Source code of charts
* * * *

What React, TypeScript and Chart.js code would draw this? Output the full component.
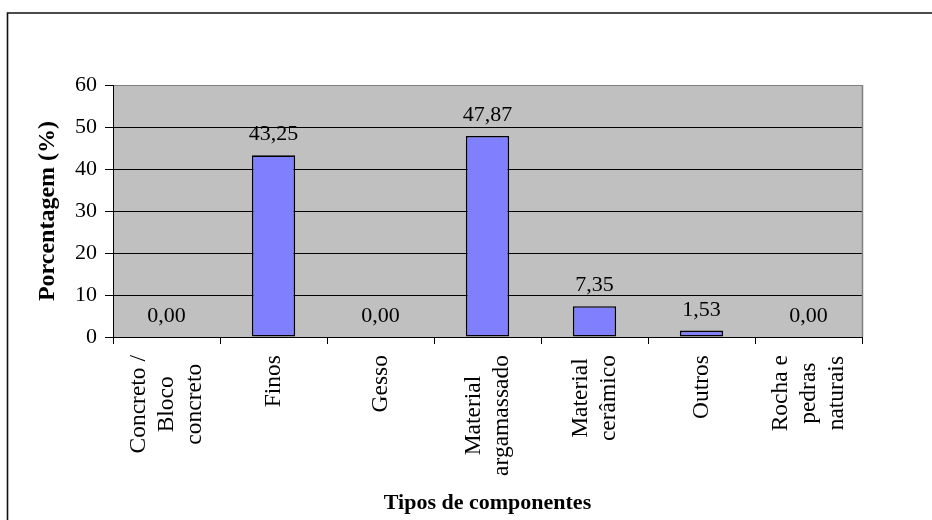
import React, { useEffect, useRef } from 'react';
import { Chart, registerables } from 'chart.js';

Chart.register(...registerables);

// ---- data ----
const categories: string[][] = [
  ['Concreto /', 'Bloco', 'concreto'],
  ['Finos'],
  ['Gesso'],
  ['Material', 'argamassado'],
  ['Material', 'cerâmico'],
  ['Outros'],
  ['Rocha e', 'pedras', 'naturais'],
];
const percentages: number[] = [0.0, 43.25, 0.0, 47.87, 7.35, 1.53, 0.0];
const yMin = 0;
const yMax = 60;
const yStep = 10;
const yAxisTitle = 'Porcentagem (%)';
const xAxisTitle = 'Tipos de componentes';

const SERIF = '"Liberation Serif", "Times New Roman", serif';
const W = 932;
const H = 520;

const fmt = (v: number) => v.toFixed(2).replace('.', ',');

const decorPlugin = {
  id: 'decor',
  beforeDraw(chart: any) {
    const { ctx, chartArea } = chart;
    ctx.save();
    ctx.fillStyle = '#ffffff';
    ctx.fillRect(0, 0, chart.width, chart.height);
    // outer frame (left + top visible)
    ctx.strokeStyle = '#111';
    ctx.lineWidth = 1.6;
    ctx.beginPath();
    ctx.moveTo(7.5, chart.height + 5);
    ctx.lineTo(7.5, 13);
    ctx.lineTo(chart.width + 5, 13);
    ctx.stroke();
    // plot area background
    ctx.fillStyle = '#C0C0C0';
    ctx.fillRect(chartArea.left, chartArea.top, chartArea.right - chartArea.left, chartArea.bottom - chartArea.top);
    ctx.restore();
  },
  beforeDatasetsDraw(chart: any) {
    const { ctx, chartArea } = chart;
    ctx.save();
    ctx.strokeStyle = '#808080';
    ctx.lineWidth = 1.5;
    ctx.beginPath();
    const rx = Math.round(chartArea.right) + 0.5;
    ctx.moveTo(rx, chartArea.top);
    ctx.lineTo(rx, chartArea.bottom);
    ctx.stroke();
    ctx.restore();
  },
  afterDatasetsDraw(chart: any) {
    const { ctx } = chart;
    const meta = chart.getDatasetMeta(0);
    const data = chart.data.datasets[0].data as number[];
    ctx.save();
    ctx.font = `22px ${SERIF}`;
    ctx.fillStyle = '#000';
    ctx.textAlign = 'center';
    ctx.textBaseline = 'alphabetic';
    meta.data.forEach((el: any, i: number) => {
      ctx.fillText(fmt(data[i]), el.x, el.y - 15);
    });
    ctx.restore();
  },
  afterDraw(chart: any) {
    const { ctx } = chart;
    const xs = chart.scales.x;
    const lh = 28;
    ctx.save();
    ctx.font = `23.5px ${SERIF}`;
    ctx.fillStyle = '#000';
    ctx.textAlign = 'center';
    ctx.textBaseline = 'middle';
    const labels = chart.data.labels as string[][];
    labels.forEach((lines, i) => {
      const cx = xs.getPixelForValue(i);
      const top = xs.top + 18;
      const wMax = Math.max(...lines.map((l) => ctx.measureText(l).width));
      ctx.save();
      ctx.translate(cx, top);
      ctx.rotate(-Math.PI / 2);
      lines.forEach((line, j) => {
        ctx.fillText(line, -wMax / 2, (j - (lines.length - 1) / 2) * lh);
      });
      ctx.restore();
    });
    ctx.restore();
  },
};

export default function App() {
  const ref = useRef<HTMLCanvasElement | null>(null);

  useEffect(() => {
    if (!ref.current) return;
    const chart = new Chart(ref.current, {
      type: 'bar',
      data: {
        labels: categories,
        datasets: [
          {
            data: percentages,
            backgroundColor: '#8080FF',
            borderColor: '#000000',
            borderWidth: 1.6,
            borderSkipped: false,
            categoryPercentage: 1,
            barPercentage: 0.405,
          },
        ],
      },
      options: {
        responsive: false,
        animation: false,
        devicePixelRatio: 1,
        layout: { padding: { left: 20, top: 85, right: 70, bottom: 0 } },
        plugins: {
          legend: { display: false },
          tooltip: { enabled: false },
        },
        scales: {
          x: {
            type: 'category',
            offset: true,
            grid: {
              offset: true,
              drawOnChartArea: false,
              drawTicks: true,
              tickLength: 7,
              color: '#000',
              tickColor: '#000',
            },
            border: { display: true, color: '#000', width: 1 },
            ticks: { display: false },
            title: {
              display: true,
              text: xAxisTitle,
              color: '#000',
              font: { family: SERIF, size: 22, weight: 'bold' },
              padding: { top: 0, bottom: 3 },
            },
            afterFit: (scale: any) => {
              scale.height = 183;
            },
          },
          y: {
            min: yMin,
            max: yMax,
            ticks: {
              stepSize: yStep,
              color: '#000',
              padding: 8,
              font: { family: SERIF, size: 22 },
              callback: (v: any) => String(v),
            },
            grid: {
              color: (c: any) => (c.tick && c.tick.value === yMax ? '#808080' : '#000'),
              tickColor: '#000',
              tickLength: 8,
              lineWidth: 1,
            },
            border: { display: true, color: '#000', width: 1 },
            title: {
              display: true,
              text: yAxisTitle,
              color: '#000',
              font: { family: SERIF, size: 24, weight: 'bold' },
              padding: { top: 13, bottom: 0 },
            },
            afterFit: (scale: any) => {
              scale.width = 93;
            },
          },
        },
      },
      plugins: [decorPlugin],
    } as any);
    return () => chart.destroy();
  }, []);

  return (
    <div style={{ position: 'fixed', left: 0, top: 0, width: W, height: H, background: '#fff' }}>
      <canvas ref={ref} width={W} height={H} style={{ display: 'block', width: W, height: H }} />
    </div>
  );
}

* * * *

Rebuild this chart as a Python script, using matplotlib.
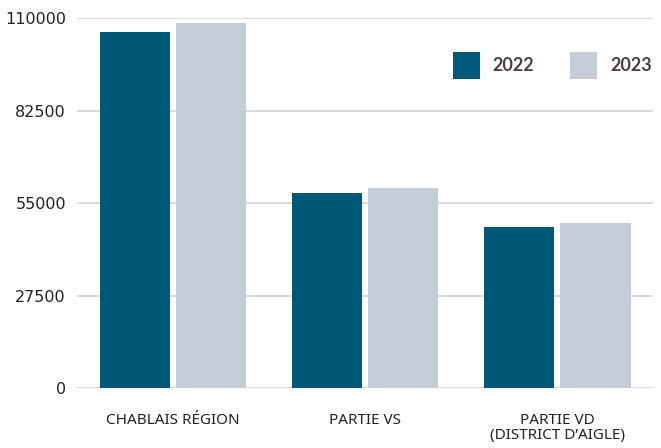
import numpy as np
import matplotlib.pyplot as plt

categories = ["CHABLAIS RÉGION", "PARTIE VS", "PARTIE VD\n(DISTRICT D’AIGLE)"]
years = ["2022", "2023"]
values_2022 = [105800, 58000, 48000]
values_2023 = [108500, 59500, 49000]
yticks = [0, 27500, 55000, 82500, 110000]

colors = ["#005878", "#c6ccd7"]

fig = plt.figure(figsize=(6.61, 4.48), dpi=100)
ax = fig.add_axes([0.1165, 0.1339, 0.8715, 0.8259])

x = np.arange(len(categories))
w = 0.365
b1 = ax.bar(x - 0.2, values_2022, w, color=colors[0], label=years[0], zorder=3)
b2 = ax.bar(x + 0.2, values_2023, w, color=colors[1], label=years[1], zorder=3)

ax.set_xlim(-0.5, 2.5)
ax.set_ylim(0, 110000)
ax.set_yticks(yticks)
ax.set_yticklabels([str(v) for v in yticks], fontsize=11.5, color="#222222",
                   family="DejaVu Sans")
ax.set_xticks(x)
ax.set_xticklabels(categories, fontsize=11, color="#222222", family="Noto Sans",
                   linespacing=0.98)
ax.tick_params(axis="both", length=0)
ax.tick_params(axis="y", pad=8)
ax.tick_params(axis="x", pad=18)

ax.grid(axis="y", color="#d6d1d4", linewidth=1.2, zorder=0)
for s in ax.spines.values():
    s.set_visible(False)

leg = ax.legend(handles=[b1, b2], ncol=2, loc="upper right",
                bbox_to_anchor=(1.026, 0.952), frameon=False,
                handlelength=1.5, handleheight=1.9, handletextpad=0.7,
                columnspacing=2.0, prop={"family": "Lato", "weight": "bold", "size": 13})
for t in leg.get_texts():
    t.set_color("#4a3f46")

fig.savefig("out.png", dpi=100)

* * * *

> **Written request**: Above are some records; quote exactly and only the lines that begin at the line containing "What React, TypeScript" and stop after the line containing "const fmt = (v: number)", leaving out the pictures.

> **Output of the exercise**:
What React, TypeScript and Chart.js code would draw this? Output the full component.
import React, { useEffect, useRef } from 'react';
import { Chart, registerables } from 'chart.js';

Chart.register(...registerables);

// ---- data ----
const categories: string[][] = [
  ['Concreto /', 'Bloco', 'concreto'],
  ['Finos'],
  ['Gesso'],
  ['Material', 'argamassado'],
  ['Material', 'cerâmico'],
  ['Outros'],
  ['Rocha e', 'pedras', 'naturais'],
];
const percentages: number[] = [0.0, 43.25, 0.0, 47.87, 7.35, 1.53, 0.0];
const yMin = 0;
const yMax = 60;
const yStep = 10;
const yAxisTitle = 'Porcentagem (%)';
const xAxisTitle = 'Tipos de componentes';

const SERIF = '"Liberation Serif", "Times New Roman", serif';
const W = 932;
const H = 520;

const fmt = (v: number) => v.toFixed(2).replace('.', ',');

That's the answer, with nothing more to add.